**To be done:** Wherever the word "specification" turns up in a line of the entries, copy that line.

[Source records]
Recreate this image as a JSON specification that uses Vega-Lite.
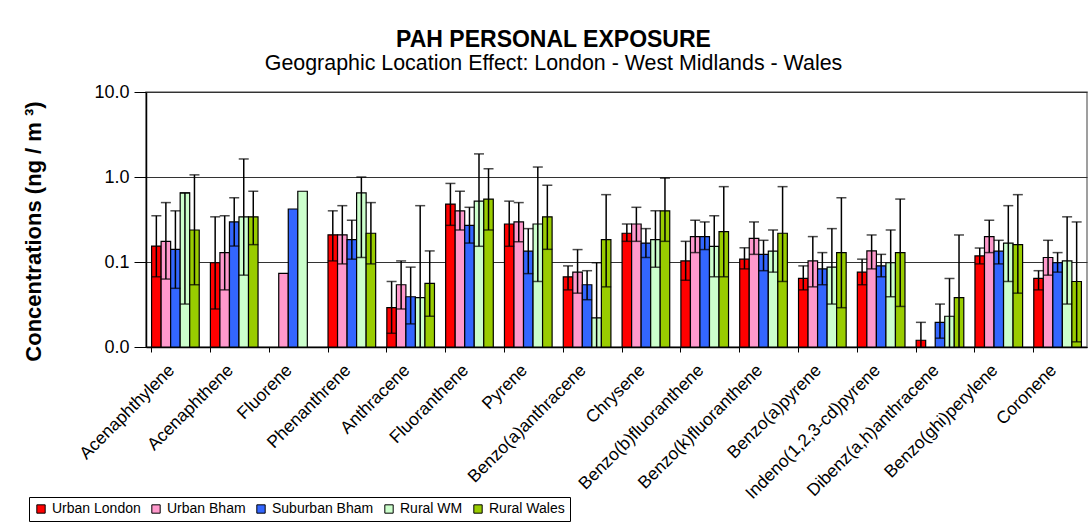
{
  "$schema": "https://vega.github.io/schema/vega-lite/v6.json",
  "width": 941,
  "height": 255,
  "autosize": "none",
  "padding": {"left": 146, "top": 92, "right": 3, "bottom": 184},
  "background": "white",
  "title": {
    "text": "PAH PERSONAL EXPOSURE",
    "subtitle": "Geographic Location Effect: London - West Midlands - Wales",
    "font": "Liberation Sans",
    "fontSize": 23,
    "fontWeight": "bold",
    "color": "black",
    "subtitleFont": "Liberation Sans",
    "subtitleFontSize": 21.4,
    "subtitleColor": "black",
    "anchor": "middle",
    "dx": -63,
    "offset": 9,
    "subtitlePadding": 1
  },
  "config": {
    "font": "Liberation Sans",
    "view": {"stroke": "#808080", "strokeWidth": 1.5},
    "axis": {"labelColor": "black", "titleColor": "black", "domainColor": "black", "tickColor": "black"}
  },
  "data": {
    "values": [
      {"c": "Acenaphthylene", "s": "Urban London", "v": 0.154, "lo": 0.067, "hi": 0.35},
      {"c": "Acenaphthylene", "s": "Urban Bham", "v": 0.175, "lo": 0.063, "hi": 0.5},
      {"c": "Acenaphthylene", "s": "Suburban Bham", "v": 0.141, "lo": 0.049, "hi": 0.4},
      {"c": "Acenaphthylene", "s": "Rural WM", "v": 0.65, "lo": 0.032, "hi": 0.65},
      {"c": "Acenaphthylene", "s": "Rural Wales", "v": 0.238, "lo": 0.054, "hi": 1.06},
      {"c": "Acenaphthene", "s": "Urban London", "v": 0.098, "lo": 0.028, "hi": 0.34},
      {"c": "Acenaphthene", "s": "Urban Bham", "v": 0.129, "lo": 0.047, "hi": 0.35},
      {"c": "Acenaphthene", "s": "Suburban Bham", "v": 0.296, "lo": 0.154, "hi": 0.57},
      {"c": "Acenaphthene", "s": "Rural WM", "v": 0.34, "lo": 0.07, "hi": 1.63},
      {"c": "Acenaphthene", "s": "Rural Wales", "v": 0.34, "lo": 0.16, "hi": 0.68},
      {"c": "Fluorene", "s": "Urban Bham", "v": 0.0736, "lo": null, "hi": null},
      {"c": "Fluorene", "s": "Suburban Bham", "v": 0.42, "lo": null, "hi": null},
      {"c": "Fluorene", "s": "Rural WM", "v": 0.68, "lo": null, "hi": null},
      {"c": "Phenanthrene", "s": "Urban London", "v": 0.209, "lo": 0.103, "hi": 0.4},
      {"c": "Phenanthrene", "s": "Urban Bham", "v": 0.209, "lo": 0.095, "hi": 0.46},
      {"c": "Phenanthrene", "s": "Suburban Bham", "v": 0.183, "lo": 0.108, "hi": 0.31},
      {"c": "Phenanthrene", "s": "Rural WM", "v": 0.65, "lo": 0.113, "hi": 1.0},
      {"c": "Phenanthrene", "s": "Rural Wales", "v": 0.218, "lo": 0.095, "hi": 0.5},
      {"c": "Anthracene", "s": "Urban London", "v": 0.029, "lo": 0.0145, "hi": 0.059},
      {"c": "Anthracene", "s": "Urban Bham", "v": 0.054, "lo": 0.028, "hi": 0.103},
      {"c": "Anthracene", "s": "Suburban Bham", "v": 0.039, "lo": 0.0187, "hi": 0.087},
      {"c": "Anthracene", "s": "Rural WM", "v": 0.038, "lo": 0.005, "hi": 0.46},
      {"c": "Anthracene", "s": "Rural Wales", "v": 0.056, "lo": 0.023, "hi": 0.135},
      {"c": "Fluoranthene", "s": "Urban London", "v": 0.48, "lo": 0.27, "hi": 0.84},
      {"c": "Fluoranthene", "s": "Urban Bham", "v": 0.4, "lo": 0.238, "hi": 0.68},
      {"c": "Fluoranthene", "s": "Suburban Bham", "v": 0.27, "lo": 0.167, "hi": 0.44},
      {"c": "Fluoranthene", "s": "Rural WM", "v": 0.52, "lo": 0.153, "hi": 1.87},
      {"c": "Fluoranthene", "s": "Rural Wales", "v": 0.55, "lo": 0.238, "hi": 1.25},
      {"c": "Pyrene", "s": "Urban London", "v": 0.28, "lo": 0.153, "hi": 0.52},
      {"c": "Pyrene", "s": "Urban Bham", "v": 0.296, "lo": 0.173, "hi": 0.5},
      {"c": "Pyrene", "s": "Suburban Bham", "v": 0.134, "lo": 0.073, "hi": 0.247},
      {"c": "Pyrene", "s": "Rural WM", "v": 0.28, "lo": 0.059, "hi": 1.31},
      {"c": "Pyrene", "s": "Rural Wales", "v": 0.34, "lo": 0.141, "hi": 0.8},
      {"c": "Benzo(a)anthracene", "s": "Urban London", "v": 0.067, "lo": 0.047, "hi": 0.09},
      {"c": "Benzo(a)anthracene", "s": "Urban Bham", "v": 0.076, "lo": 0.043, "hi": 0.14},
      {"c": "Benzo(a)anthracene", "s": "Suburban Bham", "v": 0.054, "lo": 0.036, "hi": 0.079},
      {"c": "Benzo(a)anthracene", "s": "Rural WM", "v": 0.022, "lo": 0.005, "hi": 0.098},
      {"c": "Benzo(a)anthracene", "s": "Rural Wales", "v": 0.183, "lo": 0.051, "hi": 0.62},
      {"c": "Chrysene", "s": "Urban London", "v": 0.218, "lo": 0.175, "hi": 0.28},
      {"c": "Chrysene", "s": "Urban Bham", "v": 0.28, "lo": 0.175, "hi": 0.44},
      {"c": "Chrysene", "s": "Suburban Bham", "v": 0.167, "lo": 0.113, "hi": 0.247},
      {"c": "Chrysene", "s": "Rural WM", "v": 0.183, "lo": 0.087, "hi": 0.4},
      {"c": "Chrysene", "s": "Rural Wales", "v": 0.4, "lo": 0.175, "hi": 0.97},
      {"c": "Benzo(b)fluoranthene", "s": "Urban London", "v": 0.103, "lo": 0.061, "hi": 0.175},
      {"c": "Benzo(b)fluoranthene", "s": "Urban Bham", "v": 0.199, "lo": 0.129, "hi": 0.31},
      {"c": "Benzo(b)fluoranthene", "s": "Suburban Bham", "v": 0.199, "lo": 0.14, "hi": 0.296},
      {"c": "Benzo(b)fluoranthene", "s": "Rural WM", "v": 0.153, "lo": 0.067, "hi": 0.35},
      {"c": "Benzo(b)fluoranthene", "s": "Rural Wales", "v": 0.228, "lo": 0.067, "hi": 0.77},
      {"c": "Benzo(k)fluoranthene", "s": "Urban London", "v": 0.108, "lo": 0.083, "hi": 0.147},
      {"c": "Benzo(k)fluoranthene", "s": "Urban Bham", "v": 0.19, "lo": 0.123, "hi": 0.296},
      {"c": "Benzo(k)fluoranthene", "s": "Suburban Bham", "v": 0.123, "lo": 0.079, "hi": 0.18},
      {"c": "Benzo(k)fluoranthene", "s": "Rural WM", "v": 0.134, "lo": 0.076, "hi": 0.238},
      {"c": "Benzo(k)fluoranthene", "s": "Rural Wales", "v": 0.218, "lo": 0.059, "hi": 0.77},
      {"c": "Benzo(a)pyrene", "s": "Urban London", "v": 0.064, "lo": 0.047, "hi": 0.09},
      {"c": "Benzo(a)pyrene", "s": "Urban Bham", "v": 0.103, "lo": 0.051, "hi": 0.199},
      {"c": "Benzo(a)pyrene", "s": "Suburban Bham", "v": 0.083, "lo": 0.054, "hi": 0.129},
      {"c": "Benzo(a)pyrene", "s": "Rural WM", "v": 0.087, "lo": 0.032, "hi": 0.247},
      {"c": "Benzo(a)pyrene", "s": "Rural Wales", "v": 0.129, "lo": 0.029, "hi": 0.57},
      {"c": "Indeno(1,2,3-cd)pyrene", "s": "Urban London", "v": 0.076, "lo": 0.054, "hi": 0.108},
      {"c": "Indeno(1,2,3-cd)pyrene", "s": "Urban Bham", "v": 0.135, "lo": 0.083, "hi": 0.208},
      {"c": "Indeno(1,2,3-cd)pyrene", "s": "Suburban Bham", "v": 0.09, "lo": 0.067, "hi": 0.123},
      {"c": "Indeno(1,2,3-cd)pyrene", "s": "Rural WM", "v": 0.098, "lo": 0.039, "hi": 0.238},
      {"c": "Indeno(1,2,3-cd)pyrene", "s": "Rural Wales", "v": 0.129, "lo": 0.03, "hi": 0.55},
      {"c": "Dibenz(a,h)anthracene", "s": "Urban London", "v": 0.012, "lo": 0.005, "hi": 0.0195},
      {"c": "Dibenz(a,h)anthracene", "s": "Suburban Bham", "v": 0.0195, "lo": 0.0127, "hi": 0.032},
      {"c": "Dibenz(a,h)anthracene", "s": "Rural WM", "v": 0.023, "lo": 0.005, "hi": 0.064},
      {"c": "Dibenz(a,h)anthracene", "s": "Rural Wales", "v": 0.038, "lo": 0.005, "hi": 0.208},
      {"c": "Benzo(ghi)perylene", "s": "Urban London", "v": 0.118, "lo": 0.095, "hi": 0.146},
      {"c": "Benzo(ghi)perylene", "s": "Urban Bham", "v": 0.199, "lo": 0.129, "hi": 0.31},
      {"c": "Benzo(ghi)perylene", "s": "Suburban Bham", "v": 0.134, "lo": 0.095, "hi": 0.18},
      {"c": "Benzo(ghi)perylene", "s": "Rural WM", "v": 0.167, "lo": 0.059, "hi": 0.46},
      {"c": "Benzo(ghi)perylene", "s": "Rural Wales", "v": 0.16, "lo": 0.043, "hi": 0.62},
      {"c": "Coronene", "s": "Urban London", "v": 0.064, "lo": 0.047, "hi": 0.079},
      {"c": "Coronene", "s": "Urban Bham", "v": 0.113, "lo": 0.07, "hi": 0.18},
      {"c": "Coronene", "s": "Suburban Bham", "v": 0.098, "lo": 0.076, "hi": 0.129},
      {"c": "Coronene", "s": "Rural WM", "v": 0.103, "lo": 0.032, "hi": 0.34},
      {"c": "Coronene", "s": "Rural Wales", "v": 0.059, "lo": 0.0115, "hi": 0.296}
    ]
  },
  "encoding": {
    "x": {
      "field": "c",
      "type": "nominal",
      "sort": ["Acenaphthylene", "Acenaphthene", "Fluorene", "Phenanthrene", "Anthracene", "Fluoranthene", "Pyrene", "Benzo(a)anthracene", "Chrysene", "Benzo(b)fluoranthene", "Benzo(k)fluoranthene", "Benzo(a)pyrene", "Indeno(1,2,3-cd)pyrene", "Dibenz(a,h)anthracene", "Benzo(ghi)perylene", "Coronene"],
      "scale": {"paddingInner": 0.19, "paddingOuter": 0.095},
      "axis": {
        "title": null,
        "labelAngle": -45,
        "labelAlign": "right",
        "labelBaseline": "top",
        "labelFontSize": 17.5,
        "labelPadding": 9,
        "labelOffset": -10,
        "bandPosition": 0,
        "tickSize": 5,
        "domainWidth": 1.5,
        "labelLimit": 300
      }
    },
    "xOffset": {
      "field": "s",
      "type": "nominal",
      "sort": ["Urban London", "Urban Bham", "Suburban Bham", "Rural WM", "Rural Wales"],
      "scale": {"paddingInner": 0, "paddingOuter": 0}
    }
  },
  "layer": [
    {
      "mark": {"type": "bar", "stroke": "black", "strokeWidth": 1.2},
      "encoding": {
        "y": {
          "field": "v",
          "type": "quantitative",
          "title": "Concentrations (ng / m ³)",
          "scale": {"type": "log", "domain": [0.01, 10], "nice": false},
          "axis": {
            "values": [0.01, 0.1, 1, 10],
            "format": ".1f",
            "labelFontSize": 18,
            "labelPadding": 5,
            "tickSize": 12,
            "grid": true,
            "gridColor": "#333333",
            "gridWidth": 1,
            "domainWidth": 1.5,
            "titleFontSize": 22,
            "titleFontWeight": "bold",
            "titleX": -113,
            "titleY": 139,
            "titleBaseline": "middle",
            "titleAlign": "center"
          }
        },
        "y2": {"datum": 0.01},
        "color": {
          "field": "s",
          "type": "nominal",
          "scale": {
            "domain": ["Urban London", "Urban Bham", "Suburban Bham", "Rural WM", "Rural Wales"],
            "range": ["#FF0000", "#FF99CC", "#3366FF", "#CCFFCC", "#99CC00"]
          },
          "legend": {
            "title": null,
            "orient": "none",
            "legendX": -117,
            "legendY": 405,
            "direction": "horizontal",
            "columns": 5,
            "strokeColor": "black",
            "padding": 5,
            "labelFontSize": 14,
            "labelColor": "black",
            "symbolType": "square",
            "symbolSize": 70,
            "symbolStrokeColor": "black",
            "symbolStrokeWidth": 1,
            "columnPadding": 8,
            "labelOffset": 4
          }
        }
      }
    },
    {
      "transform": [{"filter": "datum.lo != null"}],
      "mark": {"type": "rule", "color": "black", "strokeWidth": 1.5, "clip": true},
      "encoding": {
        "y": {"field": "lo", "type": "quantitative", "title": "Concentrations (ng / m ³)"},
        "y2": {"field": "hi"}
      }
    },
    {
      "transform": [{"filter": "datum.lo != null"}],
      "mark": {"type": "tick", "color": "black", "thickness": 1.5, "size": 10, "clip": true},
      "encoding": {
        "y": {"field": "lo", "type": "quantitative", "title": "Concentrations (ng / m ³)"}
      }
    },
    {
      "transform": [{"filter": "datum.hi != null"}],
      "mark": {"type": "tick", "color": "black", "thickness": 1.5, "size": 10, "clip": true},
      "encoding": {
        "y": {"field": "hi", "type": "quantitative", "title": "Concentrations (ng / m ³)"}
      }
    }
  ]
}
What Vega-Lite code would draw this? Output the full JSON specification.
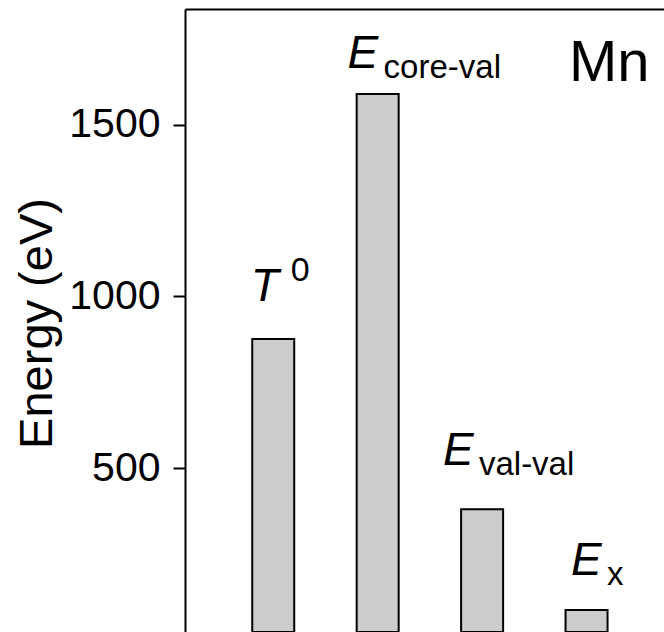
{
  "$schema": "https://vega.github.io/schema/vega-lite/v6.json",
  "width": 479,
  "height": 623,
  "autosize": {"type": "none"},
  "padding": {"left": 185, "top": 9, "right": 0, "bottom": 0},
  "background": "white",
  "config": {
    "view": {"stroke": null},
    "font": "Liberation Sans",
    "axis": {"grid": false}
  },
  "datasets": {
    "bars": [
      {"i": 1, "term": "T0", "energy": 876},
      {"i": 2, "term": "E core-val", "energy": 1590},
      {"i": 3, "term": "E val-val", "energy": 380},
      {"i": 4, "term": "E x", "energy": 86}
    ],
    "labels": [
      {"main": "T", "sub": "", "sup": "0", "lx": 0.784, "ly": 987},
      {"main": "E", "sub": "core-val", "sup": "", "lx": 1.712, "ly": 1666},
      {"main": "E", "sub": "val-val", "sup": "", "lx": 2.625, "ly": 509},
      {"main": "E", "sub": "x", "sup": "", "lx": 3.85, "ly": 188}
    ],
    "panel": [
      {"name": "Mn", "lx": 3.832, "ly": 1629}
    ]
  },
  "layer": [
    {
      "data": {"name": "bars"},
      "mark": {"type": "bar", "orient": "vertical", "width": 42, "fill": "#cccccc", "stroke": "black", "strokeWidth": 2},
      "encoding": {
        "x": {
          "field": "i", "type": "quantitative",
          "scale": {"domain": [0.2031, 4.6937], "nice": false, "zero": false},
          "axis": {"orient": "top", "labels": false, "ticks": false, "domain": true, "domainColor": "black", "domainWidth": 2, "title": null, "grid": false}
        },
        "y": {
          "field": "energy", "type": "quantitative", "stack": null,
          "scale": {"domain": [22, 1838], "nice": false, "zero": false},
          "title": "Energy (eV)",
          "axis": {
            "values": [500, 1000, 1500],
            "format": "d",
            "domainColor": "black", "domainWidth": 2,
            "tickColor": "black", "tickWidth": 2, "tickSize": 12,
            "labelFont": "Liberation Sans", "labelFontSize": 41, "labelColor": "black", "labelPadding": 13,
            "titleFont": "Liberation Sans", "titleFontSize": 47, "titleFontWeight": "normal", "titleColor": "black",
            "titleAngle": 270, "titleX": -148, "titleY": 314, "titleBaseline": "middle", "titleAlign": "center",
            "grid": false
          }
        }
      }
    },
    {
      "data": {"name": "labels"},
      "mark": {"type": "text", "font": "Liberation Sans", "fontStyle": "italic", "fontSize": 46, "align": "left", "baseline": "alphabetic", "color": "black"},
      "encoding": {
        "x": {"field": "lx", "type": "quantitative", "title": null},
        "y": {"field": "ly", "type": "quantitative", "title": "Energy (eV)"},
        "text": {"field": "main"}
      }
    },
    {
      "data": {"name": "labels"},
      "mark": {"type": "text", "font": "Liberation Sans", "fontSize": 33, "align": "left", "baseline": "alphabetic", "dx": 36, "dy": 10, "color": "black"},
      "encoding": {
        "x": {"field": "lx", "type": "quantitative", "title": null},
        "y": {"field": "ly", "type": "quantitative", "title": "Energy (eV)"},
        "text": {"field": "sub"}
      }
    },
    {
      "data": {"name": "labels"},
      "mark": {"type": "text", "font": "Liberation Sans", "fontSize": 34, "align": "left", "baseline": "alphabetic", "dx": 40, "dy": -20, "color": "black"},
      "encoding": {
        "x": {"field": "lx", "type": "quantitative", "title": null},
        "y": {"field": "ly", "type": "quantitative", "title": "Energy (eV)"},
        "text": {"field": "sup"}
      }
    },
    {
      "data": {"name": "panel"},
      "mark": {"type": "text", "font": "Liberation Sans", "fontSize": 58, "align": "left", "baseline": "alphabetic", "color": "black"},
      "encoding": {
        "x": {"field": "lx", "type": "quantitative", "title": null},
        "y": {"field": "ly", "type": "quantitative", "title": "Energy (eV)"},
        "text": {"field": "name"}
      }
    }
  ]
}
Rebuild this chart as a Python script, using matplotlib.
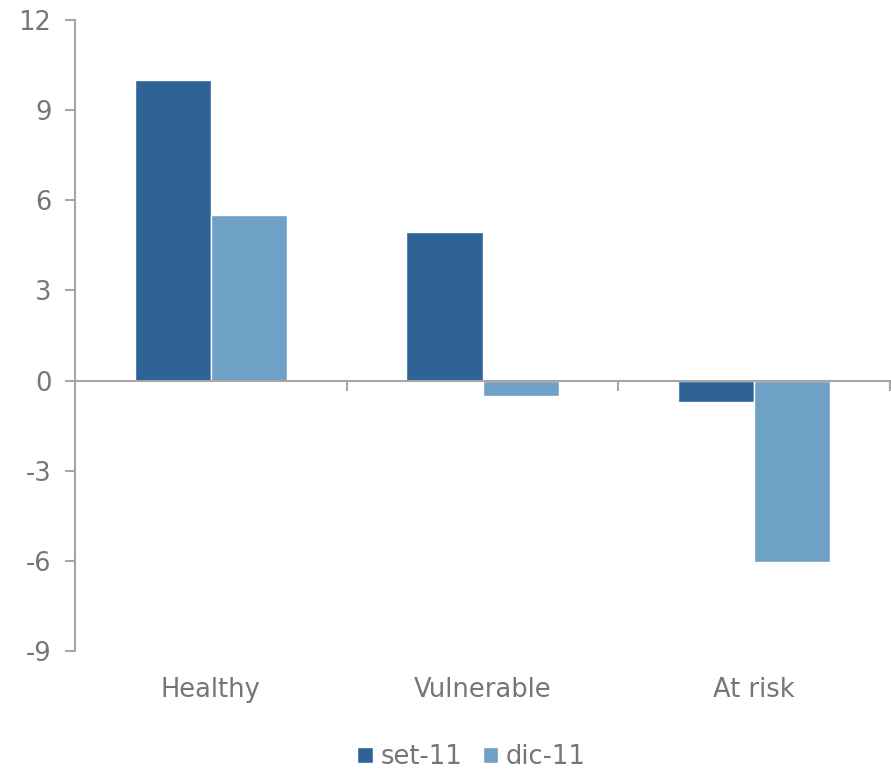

**Response to the task:**
Recreate this image as a JSON specification that uses Vega-Lite.
What Vega-Lite code would draw this? Output the full JSON specification.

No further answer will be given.